Arthur Lubin claims the studio "was very much against making" the film and tried to get him to persuade Wanger not to make it. He also says that Bey "was very conceited, he was very sure of himself and was getting very difficult to direct" and that during filming "he was carrying on several love affairs with other stars who annoyed Miss Oberon... very, very much." Lubin says one day during filing "he got very, very difficult. He tore off his wig and said that he did not want anything more to do with me, he wouldn't be directed by me." This ended the relationship between Lubin and Bey and the two men ever saw each other again.

==Reception==
===Critical===
Diabolique magazine later wrote "This is painful to watch, one of Lubin's worst movies; those Maria Montez-Jon Hall films were full of movement and pace but Paradise is basically a lot of hanging around a palace, relying on its two leads to provide star power they simply didn’t have. In a year where 90 million Americans went to the movies once a week, the film managed to lose $800,000 and killed Bey's career as a leading man."

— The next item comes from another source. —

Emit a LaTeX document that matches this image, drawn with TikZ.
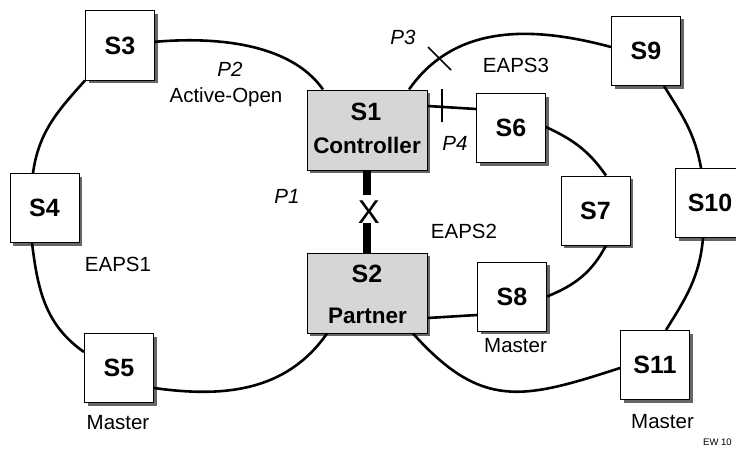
\documentclass[tikz,border=0pt]{standalone}
\usepackage{fontspec}
\setmainfont{Liberation Sans}
\usetikzlibrary{shadows}
\tikzset{
  sw/.style={draw=black, line width=1pt, fill=white, minimum width=69pt, minimum height=69pt,
    inner sep=0pt, font=\fontsize{25}{30}\selectfont\bfseries,
    drop shadow={shadow xshift=3pt, shadow yshift=-3pt, fill=black!60, opacity=1}},
  core/.style={sw, fill=black!16, minimum width=120pt, minimum height=80pt},
  boxlbl/.style={font=\fontsize{25}{30}\selectfont\bfseries, anchor=base, inner sep=0pt},
  corelbl/.style={font=\fontsize{22.5}{27}\selectfont\bfseries, anchor=base, inner sep=0pt},
  ring/.style={line width=2.6pt},
  lbl/.style={font=\fontsize{20.5}{24}\selectfont, anchor=base, inner sep=0pt},
  plbl/.style={lbl, font=\fontsize{20.5}{24}\selectfont\itshape},
  tickmark/.style={line width=1.5pt},
  plink/.style={line width=8pt}
}
\begin{document}
\begin{tikzpicture}[x=1pt,y=-1pt]
\useasboundingbox (0,0) rectangle (736,452);
\clip (0,0) rectangle (736,452);

% switches
\node[sw] (S3) at (120,45.5) {S3};
\node[sw] (S4) at (44.5,208) {S4};
\node[sw] (S5) at (119,368) {S5};
\node[core] (S1) at (367,130) {};
\node[core] (S2) at (367,293) {};
\node[sw] (S6) at (511,128) {S6};
\node[sw] (S7) at (595.5,210.5) {S7};
\node[sw] (S8) at (512,296.5) {S8};
\node[sw] (S9) at (646,51) {S9};
\node[sw] (S10) at (710,203) {S10};
\node[sw] (S11) at (655,365) {S11};

\node[boxlbl] (S1a) at (366,120) {S1};
\node[corelbl] (S1b) at (367,153) {Controller};
\node[boxlbl] (S2a) at (367,282) {S2};
\node[corelbl] (S2b) at (367.5,323) {Partner};

% EAPS1
\draw[ring] (S3.6) to[out=5,in=125,looseness=0.85] ([xshift=-44pt]S1.north);
\draw[ring] (S3.south west) to[out=228,in=82] ([xshift=-11.5pt]S4.north);
\draw[ring] ([xshift=-12.5pt]S4.south) to[out=-83,in=145] ([yshift=16pt]S5.west);
\draw[ring] ([yshift=-20pt]S5.east) to[out=-8,in=235] ([xshift=-40pt]S2.south);

% EAPS3
\draw[ring] ([xshift=42pt]S1.north) to[out=55,in=165] ([yshift=4pt]S9.west);
\draw[ring] ([xshift=18pt]S9.south) to[out=-58,in=100] ([xshift=-9pt]S10.north);
\draw[ring] ([xshift=-7pt]S10.south) to[out=-95,in=58] ([xshift=11pt]S11.north);
\draw[ring] ([yshift=-3pt]S11.west) to[out=198,in=-48,looseness=1.25] ([xshift=46pt]S2.south);

% EAPS2
\draw[ring] ([yshift=24pt]S1.east) -- ([yshift=19pt]S6.west);
\draw[ring] ([yshift=1pt]S6.east) to[out=-25,in=125] ([xshift=10.5pt]S7.north);
\draw[ring] ([xshift=10.5pt]S7.south) to[out=-118,in=22] (S8.east);
\draw[ring] ([yshift=-18.5pt]S8.west) -- ([yshift=-25pt]S2.east);

% P1 link
\node[font=\fontsize{33}{36}\selectfont, inner sep=0pt, anchor=base] (X) at (369,223) {X};
\draw[plink] (S1.south) -- ([yshift=5pt]S1.south |- X.north);
\draw[plink] (S2.north |- X.south) -- (S2.north);

% blocked-port ticks
\coordinate (p3a) at (428,47);
\coordinate (p3b) at (451,70);
\draw[tickmark] (p3a) -- (p3b);
\coordinate (p4a) at (442,89);
\coordinate (p4b) at (442,122);
\draw[tickmark] (p4a) -- (p4b);

% labels
\node[plbl] (P2) at (230,77) {P2};
\node[lbl] (AO) at (226,102) {Active-Open};
\node[plbl] (P1) at (287,203) {P1};
\node[plbl] (P3) at (403,45) {P3};
\node[lbl] (E3) at (516,72) {EAPS3};
\node[plbl] (P4) at (455,150) {P4};
\node[lbl] (E2) at (464,238) {EAPS2};
\node[lbl] (E1) at (118,271) {EAPS1};
\node[lbl] (M5) at (118,429) {Master};
\node[lbl] (M8) at (515.5,352) {Master};
\node[lbl] (M11) at (662.5,428) {Master};
\node[font=\fontsize{9.5}{10}\selectfont, anchor=base west, inner sep=0pt] (EW) at (703,445) {EW 10};
\end{tikzpicture}
\end{document}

Lubin said Bey "was very badly cast. In fact it was a bad script. It was a horrible picture, the only good thing about it was the sets... even Merle Oberon was terrible." However Lubin sais "I enjoyed sitting there looking at these huge sets and all these beautiful naked and semi naked girls and swimming pools and seeing hundreds of men on platforms photographing the damn picture."

===Box office===
The film recorded a loss of $790,711.